Megalopolis (id.) – de Francis Ford Coppola – 2024
Alors ? Tu as aimé ? – Euh… Repose moi la question dans dix ans, histoire de me laisser le temps de digérer tout ça… Petit dialogue à la sortie de Megalopolis, ce projet fou et démesuré porté par Coppola depuis quarante ans. Ne serait-ce que pour ça, pour cette attente à peu près aussi longue que mon parcours personnel de cinéphile, voir Megalopolis est une expérience qui ne ressemble à aucune autre. Et qui mérite, donc, largement, d’être vécue.
Une autre raison, aussi : ce sentiment que l’on a durant plus de deux heures d’être embarqué dans les méandres du cerveau de Coppola, de toucher du doigt toutes les idées qu’il a accumulées au fil des années, pour ce qui restera quoi qu’il arrive le projet de sa vie.
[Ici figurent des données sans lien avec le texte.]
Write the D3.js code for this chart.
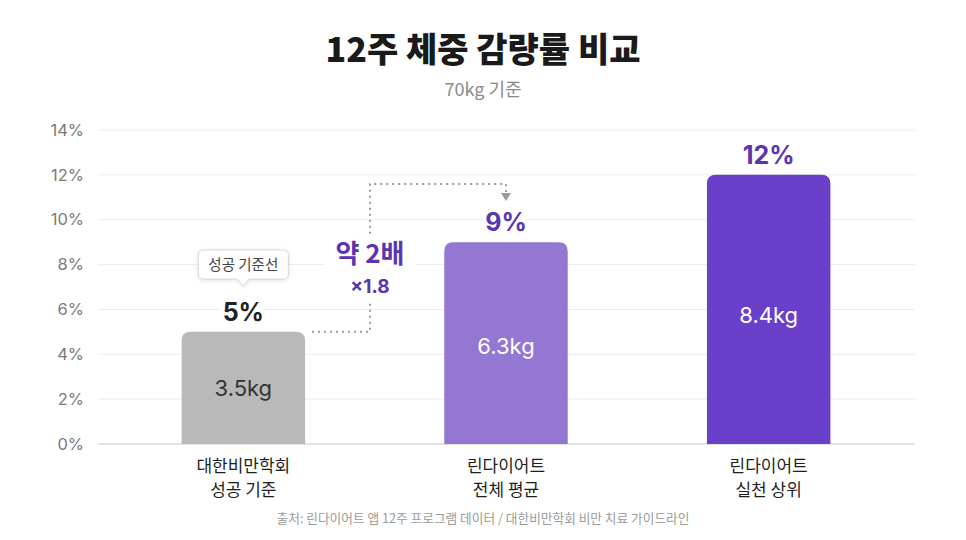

Ce qui, pour un cinéaste aussi important, audacieux et visionnaire que Coppola, n’est pas rien.
Mais alors ? C’est bien ? Franchement, impossible de répondre simplement à cette question, tant la vision de Coppola est radicale, grandiose, foisonnante, et naïve à la fois. Utopie futuriste, relecture de l’empire romain avant la chute, tragédie familiale qui doit plus à Shakespeare qu’au Parrain… Megalopolis est tout ça à la fois : une œuvre totale et, oui, radicale, qui ne fait pas grand-chose pour plaire au grand public.
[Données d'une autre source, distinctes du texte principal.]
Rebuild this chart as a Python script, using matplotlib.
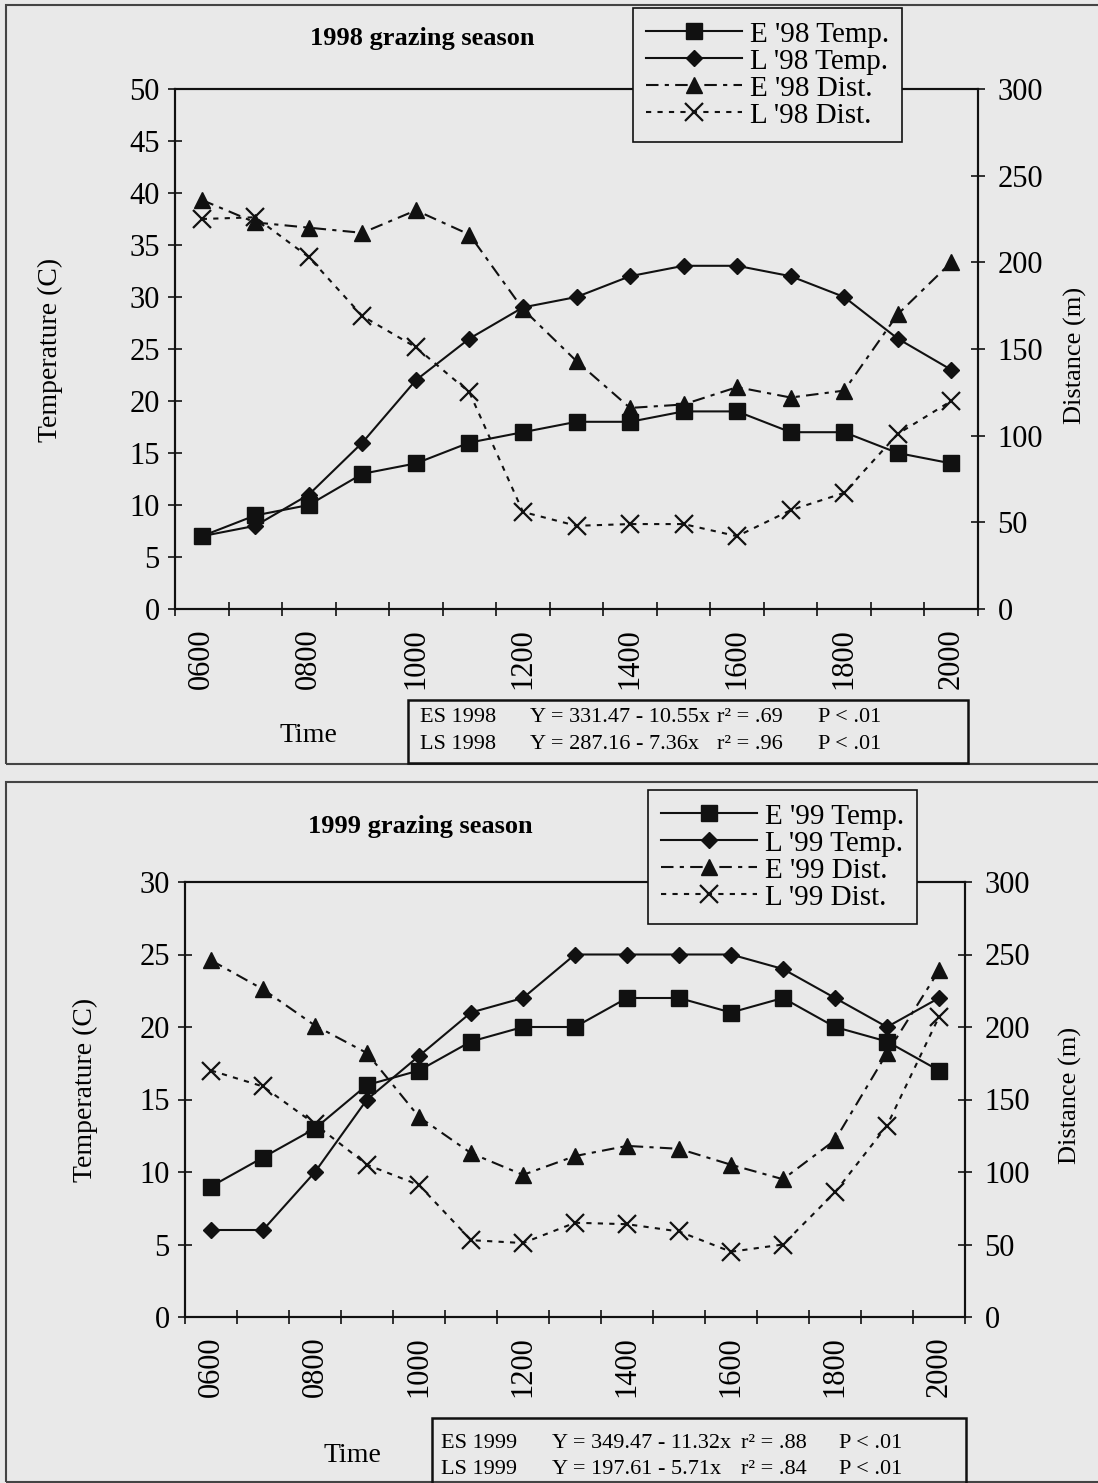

Dès les premières secondes, un carton l’annonce : c’est une fable qui va nous être présentée. Avec des personnages qui sont donc des incarnations de certaines idées, souvent extrêmes d’ailleurs. Au cœur du film, il y a le rêve de ville idéale et globale incarné par Adam Driver, bâtisseur vivant presque reclus dans sa tour, capable de manier le temps, de l’arrêter au fil de ses inspirations créatrices.
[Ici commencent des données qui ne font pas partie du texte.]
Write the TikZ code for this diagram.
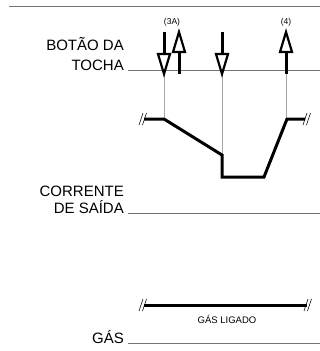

Autour de lui : la politique, et l’argent, deux forces qui s’opposent à sa vision pour des raisons radicalement différentes. D’un côté : le maire joué par Giancarlo Esposito, dont la fille (Nathalie Emmanuel, que je découvre avec plaisir vu qu’elle n’a fait à peu près que des Fast and Furious avant ça) tombe amoureuse de l’ennemi juré, le bâtisseur. De l’autre : le banquier fat Jon Voight et son odieux petit-fils Shia LaBeouf, incarnations d’une décadence tout droit héritée de la culture romaine antique.
Les parallèles avec l’empire romain sont un peu lourdement appuyés, avec musique ad hoc, toges et patronymes qui vont avec, et même une course de chars où on jurerait avoir aperçu Charlton Heston. Ce qui, on l’a bien compris, n’est pas possible. C’est là que l’aspect « fable » de l’entreprise touche un peu ses limites, à force de trop vouloir rapprocher deux mondes et deux époques (l’empire romain et les Etats-Unis du XXIe siècle). Qui ont, certes, sans doute des points communs.
Il y a quoi qu’il en soit une vraie vision de (grand) cinéaste derrière cette fable. Et malgré sa richesse extrême, excessive même, qui multiplie les pas de côté et nous submergent littéralement d’idées, il y a là une incontestable maîtrise, un mouvement fascinant et d’une grande cohérence qui nous fait accepter tous les excès, et des moments de pur et de grand cinéma comme on a rarement l’occasion d’en voir.
Megalopolis est sans doute un film très imparfait, voire bancal. Ou peut-être est-il simplement génial, après tout… Franchement, il me paraît bien difficile d’avoir un avis tranché sur la question avant de l’avoir revu, et surtout de l’avoir laissé infuser… Quoi qu’il en soit : c’est l’œuvre d’un cinéaste immense, qui n’a cessé d’inventer de nouvelles formes au fil de sa carrière, quitte à risquer sa propre fortune. C’est ce qu’il fait plus que jamais pour ce projet fou. Et le voir, à 80 ans passés, miser autant d’argent personnel sur un film dont il rêvait depuis si longtemps, a quelque chose de magnifique.